Greetings From (Y)Ekaterinburg!

Greetings from (Y)Ekaterinburg! I believe I have found the most delightful city in the world. Into their cozy and capacious underground I have sunk a local heel, and I now count myself among one of the many regulars at my chosen haunt, the marvelous fin-de-siècle Restaurant Troekurov. No sooner do I pop into the bar than Ivan prepares my morning coffee and herring toast; no sooner do I dart out for the early paper than Raguli has it folded and waiting with my ten kopecks’ change resting on top. It is a city which gets to know you, and for that I have searched far and wide. Certainly one can get into a routine in Manhattan or London, and the mongers know your tastes, but never has the transaction seemed so satisfying for both sides of the stall. That is one quality of the Slavic character to which I have always been endeared: conversation first, money second, if at all. You can buy twenty pounds of pork loin from your Chelsea butcher, but there is always the faint suspicion that as soon as you trundle out the door the clerks are sniding it up over the style of your hat or the size of your ass. Not so here. I have taken drink and dinner with the florist, the mayor, a guitarist, and all manner in between. Like the Swede and the Mexican, the Slav is wholly without snobbery and socioeconomic pretense. An open eye and listening ear takes one in, and vice versa. Whereas the chance meeting of two morning tradesmen on a Houston bus might result in a grunt and the sullen consumption of a frosted pastry, Ekaterinburgers would embrace the opportunity to check in with another striver, and quite possibly might spend the after-work hour together at a local discussing politics and sports over Ziewicz (Zubrowka if it’s cold). If one dropped in on the other at Christmas, how much richer the table for their presence.

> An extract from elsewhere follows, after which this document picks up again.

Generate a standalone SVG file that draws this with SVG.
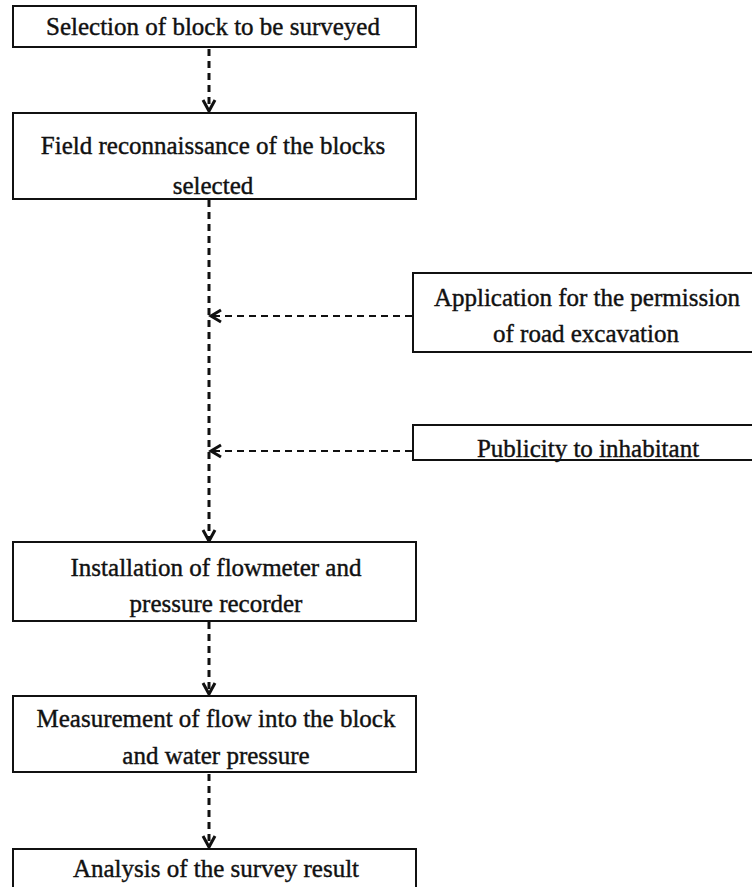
<svg xmlns="http://www.w3.org/2000/svg" width="752" height="887" viewBox="0 0 752 887">
<style>
.box{fill:#fff;stroke:#111;stroke-width:2}
.t{font-family:"Liberation Serif","Times New Roman",serif;font-size:25px;fill:#111;stroke:#111;stroke-width:0.4;text-anchor:middle}
.v{stroke:#111;stroke-width:3;stroke-dasharray:7 5;fill:none}
.h{stroke:#111;stroke-width:2;stroke-dasharray:7 5;fill:none}
.ah{stroke:#111;stroke-width:3;fill:none}
</style>
<rect width="752" height="887" fill="#fff"/>
<g id="connectors">
<line class="v" x1="209" y1="49" x2="209" y2="110"/>
<polyline class="ah" points="203,100 209,111 215,100"/>
<line class="v" x1="209" y1="200" x2="209" y2="541"/>
<polyline class="ah" points="203,530 209,541 215,530"/>
<line class="h" x1="412" y1="316" x2="212" y2="316"/>
<polyline class="ah" points="221,310 211,316 221,322"/>
<line class="h" x1="412" y1="451" x2="212" y2="451"/>
<polyline class="ah" points="221,445 211,451 221,457"/>
<line class="v" x1="209" y1="622" x2="209" y2="694"/>
<polyline class="ah" points="203,683 209,694 215,683"/>
<line class="v" x1="209" y1="774" x2="209" y2="847"/>
<polyline class="ah" points="203,836 209,847 215,836"/>
</g>
<g id="n1"><rect class="box" x="13" y="6" width="403" height="41"/><text class="t" x="213" y="35">Selection of block to be surveyed</text></g>
<g id="n2"><rect class="box" x="13" y="113" width="403" height="86"/><text class="t" x="213" y="154">Field reconnaissance of the blocks</text><text class="t" x="213" y="194">selected</text></g>
<g id="n3"><rect class="box" x="413" y="273" width="350" height="79"/><text class="t" x="587" y="306">Application for the permission</text><text class="t" x="586" y="342">of road excavation</text></g>
<g id="n4"><rect class="box" x="413" y="425" width="350" height="35"/><text class="t" x="588" y="457">Publicity to inhabitant</text></g>
<g id="n5"><rect class="box" x="13" y="542" width="403" height="79"/><text class="t" x="216" y="576">Installation of flowmeter and</text><text class="t" x="216" y="612">pressure recorder</text></g>
<g id="n6"><rect class="box" x="13" y="696" width="403" height="76"/><text class="t" x="216" y="727">Measurement of flow into the block</text><text class="t" x="216" y="764">and water pressure</text></g>
<g id="n7"><rect class="box" x="13" y="849" width="403" height="50"/><text class="t" x="216" y="877">Analysis of the survey result</text></g>
</svg>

Do not worry: in all this I have not lost sight of the gem Ekaterina, and I do think of her daily. Indeed, it is difficult to go a week without seeing her name or photo in one of the dailies. Given my progress with the language and customs, I estimate that the date of our coalescence may mark within the month. I see in the Kvarlovsk that she will play a set of exposition matches at home in the coming week...perhaps I will sluice the popcorn salesman for insights as to the locale of their post-game repasts.